Research of Supercritical Carbon Dioxide Thermal Power System Based on Lead-Cooled Fast Reactor

Abstract

Abstract The supercritical carbon dioxide (S-CO2) Brayton cycle with re-compression has the advantages of compact layout, simple structure, thermal high efficiency, clean working quality, its application in lead-cooled fast reactor power conversion system helps the miniaturization and modularization of the whole system. In addition, it is considered to be an effective solution to the problem of the recuperator point for the lead-cooled fast reactor power system. The Aspen plus software was applied in this paper to establish the mathematical model for supercritical carbon dioxide Brayton cycle with re-compression and the 1MWe lead-cooled fast reactor power system was calculated.
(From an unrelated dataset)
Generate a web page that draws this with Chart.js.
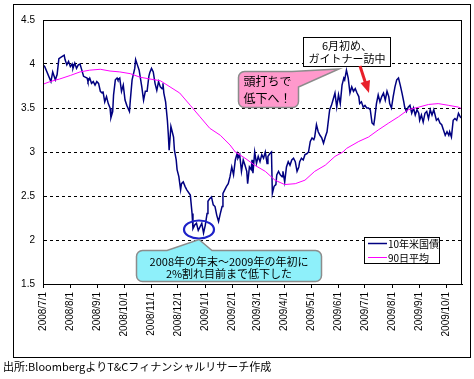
<!DOCTYPE html>
<html><head><meta charset="utf-8">
<script src="https://cdn.jsdelivr.net/npm/chart.js@4"></script>
<style>html,body{margin:0;padding:0;background:#fff;}canvas{display:block;}</style>
</head><body>
<canvas id="c" width="474" height="379"></canvas>
<script>
// ---- data ----
const startDate = [2008, 7, 1];
const tickLabels = ['2008/7/1','2008/8/1','2008/9/1','2008/10/1','2008/11/1','2008/12/1','2009/1/1','2009/2/1','2009/3/1','2009/4/1','2009/5/1','2009/6/1','2009/7/1','2009/8/1','2009/9/1','2009/10/1'];
const seriesNames = ['10年米国債', '90日平均'];
const lastDay = 475;
// days since 2008/7/1
const yieldDays = [0,2,9,11,14,16,18,21,24,25,27,29,31,33,34,36,38,40,42,44,46,50,51,53,55,57,59,61,63,65,67,68,70,72,74,76,77,79,80,82,84,85,87,89,91,93,95,98,99,101,104,105,107,109,112,114,116,118,120,121,123,125,127,129,131,133,135,136,137,139,141,142,143,145,146,148,149,151,152,154,156,157,159,161,163,167,169,170,172,174,176,178,180,182,184,186,187,189,191,193,195,197,199,201,203,204,206,208,210,212,214,216,218,220,221,223,225,227,229,231,232,234,236,237,238,240,242,244,246,248,250,252,254,255,257,259,260,262,264,265,267,269,271,272,274,276,278,280,282,284,286,288,290,291,293,295,297,299,301,303,305,307,308,310,312,314,316,318,320,322,324,325,327,329,331,333,335,337,339,341,342,344,346,348,350,352,354,356,358,359,361,363,365,367,369,371,373,375,376,378,380,382,384,386,388,390,392,393,395,397,399,401,403,405,407,409,410,412,414,416,418,420,422,424,426,427,429,431,433,435,437,439,441,443,444,446,448,450,452,454,456,458,460,461,463,465,467,469,471,473,475];
const yieldValues = [3.99,3.97,3.80,3.91,3.82,3.88,4.06,4.08,4.10,4.05,3.99,4.03,3.97,4.00,3.95,4.01,3.95,3.99,4.00,3.93,3.86,3.84,3.80,3.84,3.78,3.80,3.76,3.80,3.78,3.69,3.67,3.69,3.57,3.63,3.55,3.50,3.39,3.46,3.65,3.82,3.84,3.82,3.84,3.69,3.76,3.59,3.53,3.46,3.59,3.82,3.95,4.05,3.99,3.93,3.74,3.59,3.69,3.69,3.86,3.90,3.95,3.91,3.78,3.70,3.80,3.74,3.72,3.78,3.67,3.57,3.36,3.21,3.02,3.29,3.25,3.17,3.02,2.91,2.80,2.72,2.57,2.64,2.66,2.61,2.57,2.51,2.30,2.13,2.17,2.19,2.11,2.15,2.19,2.08,2.17,2.30,2.44,2.47,2.49,2.40,2.38,2.28,2.21,2.30,2.38,2.53,2.57,2.61,2.64,2.72,2.83,2.74,2.91,2.98,2.93,2.97,2.78,2.91,2.85,2.78,2.64,2.83,2.80,2.91,2.76,3.00,2.87,2.95,2.89,2.97,2.93,3.00,2.87,2.95,2.98,3.00,2.53,2.61,2.63,2.74,2.78,2.74,2.72,2.78,2.66,2.83,2.89,2.85,2.91,2.93,2.89,2.78,2.83,2.89,2.93,2.91,2.97,2.98,3.00,3.12,3.16,3.14,3.17,3.31,3.23,3.19,3.16,3.10,3.17,3.23,3.40,3.48,3.53,3.60,3.67,3.51,3.65,3.55,3.76,3.84,3.82,3.93,3.84,3.67,3.74,3.69,3.72,3.67,3.63,3.55,3.57,3.51,3.53,3.50,3.50,3.48,3.33,3.31,3.38,3.55,3.65,3.57,3.63,3.67,3.59,3.69,3.63,3.55,3.50,3.63,3.74,3.82,3.84,3.76,3.67,3.57,3.51,3.46,3.51,3.53,3.44,3.50,3.42,3.48,3.44,3.36,3.42,3.34,3.44,3.46,3.38,3.48,3.42,3.48,3.44,3.36,3.38,3.33,3.31,3.25,3.19,3.23,3.19,3.23,3.17,3.36,3.38,3.36,3.44,3.40,3.38];
const maDays = [0,8,19,31,42,53,65,76,87,99,110,121,133,144,155,167,178,189,201,212,218,229,240,252,263,274,286,297,308,320,331,340,344,358,369,380,392,403,414,426,437,448,460,471,475];
const maValues = [3.77,3.80,3.83,3.87,3.91,3.93,3.94,3.92,3.91,3.89,3.85,3.83,3.81,3.74,3.67,3.53,3.40,3.27,3.19,3.08,3.00,2.93,2.85,2.78,2.68,2.63,2.64,2.68,2.78,2.85,2.95,3.00,3.04,3.12,3.17,3.25,3.33,3.40,3.48,3.51,3.54,3.55,3.53,3.51,3.49];
const yMin = 1.5, yMax = 4.5, yStep = 0.5;

// ---- helpers ----
function dayOffset(label){
  const p = label.split('/').map(Number);
  return Math.round((Date.UTC(p[0],p[1]-1,p[2]) - Date.UTC(startDate[0],startDate[1]-1,startDate[2]))/86400000);
}
const tickDays = tickLabels.map(dayOffset);
const toXY = (xs, ys) => xs.map((x,i)=>({x:x, y:ys[i]}));

const JP = '"Noto Sans CJK JP", sans-serif';
const NAVY = '#000080', MAG = '#FF00FF';

const decor = {
  id:'decor',
  afterDraw(chart){
    const ctx = chart.ctx, a = chart.chartArea;
    ctx.save();
    // plot frame
    ctx.strokeStyle = '#000'; ctx.lineWidth = 1; ctx.setLineDash([]);
    ctx.strokeRect(Math.round(a.left)+0.5, Math.round(a.top)+0.5, Math.round(a.right-a.left)-1, Math.round(a.bottom-a.top));
    // outer frame
    ctx.strokeRect(13.5, 4.5, 457, 353);

    // white note box
    ctx.fillStyle = '#fff'; ctx.fillRect(303, 37, 88, 30);
    ctx.strokeStyle = '#000'; ctx.strokeRect(303.5, 37.5, 87, 29);
    ctx.fillStyle = '#000'; ctx.font = '11px ' + JP; ctx.textAlign = 'center'; ctx.textBaseline = 'middle';
    ctx.fillText('6月初め、', 347, 45.5);
    ctx.fillText('ガイトナー訪中', 347, 58.5);

    // pink callout
    {
      const x=238.5, y=71.5, w=60, h=36, r=6;
      ctx.beginPath();
      ctx.moveTo(x+r, y); ctx.lineTo(292, y); ctx.lineTo(339, 69); ctx.lineTo(x+w, 87);
      ctx.lineTo(x+w, y+h-r); ctx.arcTo(x+w, y+h, x+w-r, y+h, r);
      ctx.lineTo(x+r, y+h); ctx.arcTo(x, y+h, x, y+h-r, r);
      ctx.lineTo(x, y+r); ctx.arcTo(x, y, x+r, y, r);
      ctx.closePath();
      ctx.fillStyle = '#FF99CC'; ctx.fill();
      ctx.strokeStyle = '#8C8C8C'; ctx.lineWidth = 1.5; ctx.stroke();
      ctx.fillStyle = '#000'; ctx.font = '12px ' + JP;
      ctx.fillText('頭打ちで', 267.5, 81.5);
      ctx.fillText('低下へ！', 267.5, 98);
    }

    // red arrow
    ctx.strokeStyle = '#E8202A'; ctx.fillStyle = '#E8202A'; ctx.lineWidth = 3;
    ctx.beginPath(); ctx.moveTo(360, 66); ctx.lineTo(365.5, 83); ctx.stroke();
    ctx.beginPath(); ctx.moveTo(369, 93); ctx.lineTo(360.5, 83); ctx.lineTo(370, 80); ctx.closePath(); ctx.fill();

    // blue ellipse
    ctx.strokeStyle = '#1E22C8'; ctx.lineWidth = 2.2;
    ctx.beginPath(); ctx.ellipse(199, 229.5, 15, 9, 0, 0, Math.PI*2); ctx.stroke();

    // cyan callout
    {
      const x=136.5, y=250.5, w=185, h=31, r=6;
      ctx.beginPath();
      ctx.moveTo(x+r, y); ctx.lineTo(167, y); ctx.lineTo(199, 239.5); ctx.lineTo(212, y);
      ctx.lineTo(x+w-r, y); ctx.arcTo(x+w, y, x+w, y+r, r);
      ctx.lineTo(x+w, y+h-r); ctx.arcTo(x+w, y+h, x+w-r, y+h, r);
      ctx.lineTo(x+r, y+h); ctx.arcTo(x, y+h, x, y+h-r, r);
      ctx.lineTo(x, y+r); ctx.arcTo(x, y, x+r, y, r);
      ctx.closePath();
      ctx.fillStyle = '#8EF0FA'; ctx.fill();
      ctx.strokeStyle = '#8C8C8C'; ctx.lineWidth = 1.5; ctx.stroke();
      ctx.fillStyle = '#000'; ctx.font = '11px ' + JP;
      ctx.fillText('2008年の年末～2009年の年初に', 229, 261.5);
      ctx.fillText('2%割れ目前まで低下した', 229, 274);
    }

    // legend
    ctx.fillStyle = '#fff'; ctx.fillRect(364, 237, 75, 26);
    ctx.strokeStyle = '#000'; ctx.lineWidth = 1; ctx.strokeRect(364.5, 237.5, 75, 26);
    const ds = chart.data.datasets;
    ds.forEach((d, i) => {
      const ly = 243.5 + i*14;
      ctx.strokeStyle = d.borderColor; ctx.lineWidth = i === 0 ? 1.5 : 1;
      ctx.beginPath(); ctx.moveTo(368, ly); ctx.lineTo(387, ly); ctx.stroke();
      ctx.fillStyle = '#000'; ctx.font = '10px ' + JP; ctx.textAlign = 'left'; ctx.textBaseline = 'middle';
      ctx.fillText(d.label, 388, ly + 0.5);
    });

    // footer
    ctx.fillStyle = '#000'; ctx.font = '11px ' + JP; ctx.textAlign = 'left'; ctx.textBaseline = 'middle';
    ctx.fillText('出所:BloombergよりT&Cフィナンシャルリサーチ作成', 3, 367);
    ctx.restore();
  }
};

new Chart(document.getElementById('c'), {
  type: 'line',
  data: {
    datasets: [
      { label: seriesNames[0], data: toXY(yieldDays, yieldValues), borderColor: NAVY, borderWidth: 1.5, pointRadius: 0, tension: 0, order: 1 },
      { label: seriesNames[1], data: toXY(maDays, maValues), borderColor: MAG, borderWidth: 1, pointRadius: 0, tension: 0, order: 0 }
    ]
  },
  options: {
    responsive: false, animation: false, devicePixelRatio: 1,
    layout: { padding: { top: 20, right: 12, left: 0, bottom: 0 } },
    plugins: { legend: { display: false }, tooltip: { enabled: false } },
    scales: {
      x: {
        type: 'linear', min: 0, max: lastDay,
        afterBuildTicks: s => { s.ticks = tickDays.map(v => ({ value: v })); },
        afterFit: s => { s.height = 95; },
        ticks: { autoSkip: false, maxRotation: 90, minRotation: 90, color: '#000', padding: 4,
                 font: { family: 'Liberation Sans', size: 10 },
                 callback: (v, i) => tickLabels[i] },
        grid: { drawOnChartArea: false, drawTicks: true, tickLength: 4, color: '#000' },
        border: { color: '#000', width: 1 }
      },
      y: {
        min: yMin, max: yMax,
        afterFit: s => { s.width = 43; },
        ticks: { stepSize: yStep, color: '#000', padding: 8, font: { family: 'Liberation Sans', size: 10 },
                 callback: v => String(Math.round(v * 10) / 10) },
        grid: { color: '#000', lineWidth: 1, drawTicks: false },
        border: { color: '#000', width: 1, dash: [3, 3] }
      }
    }
  },
  plugins: [decor]
});
</script>
</body></html>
The effects of several key factors such as the turbine inlet temperature, the turbine inlet pressure, the efficiency of the turbine, compressor and recuperator were analyzed. The results show that the turbine inlet pressure, the turbine inlet temperature and the turbine efficiency have remarkable effects on thermal efficiency of the system. Thermal efficiency of the system increases with the inlet pressure, inlet temperature and efficiency of the turbine increasing. The research results of this paper could provide important theoretical reference both for thermal cycle parameters for 1MWe lead-cooled fast reactor and system design of power cycle based on the lead-cooled fast reactor.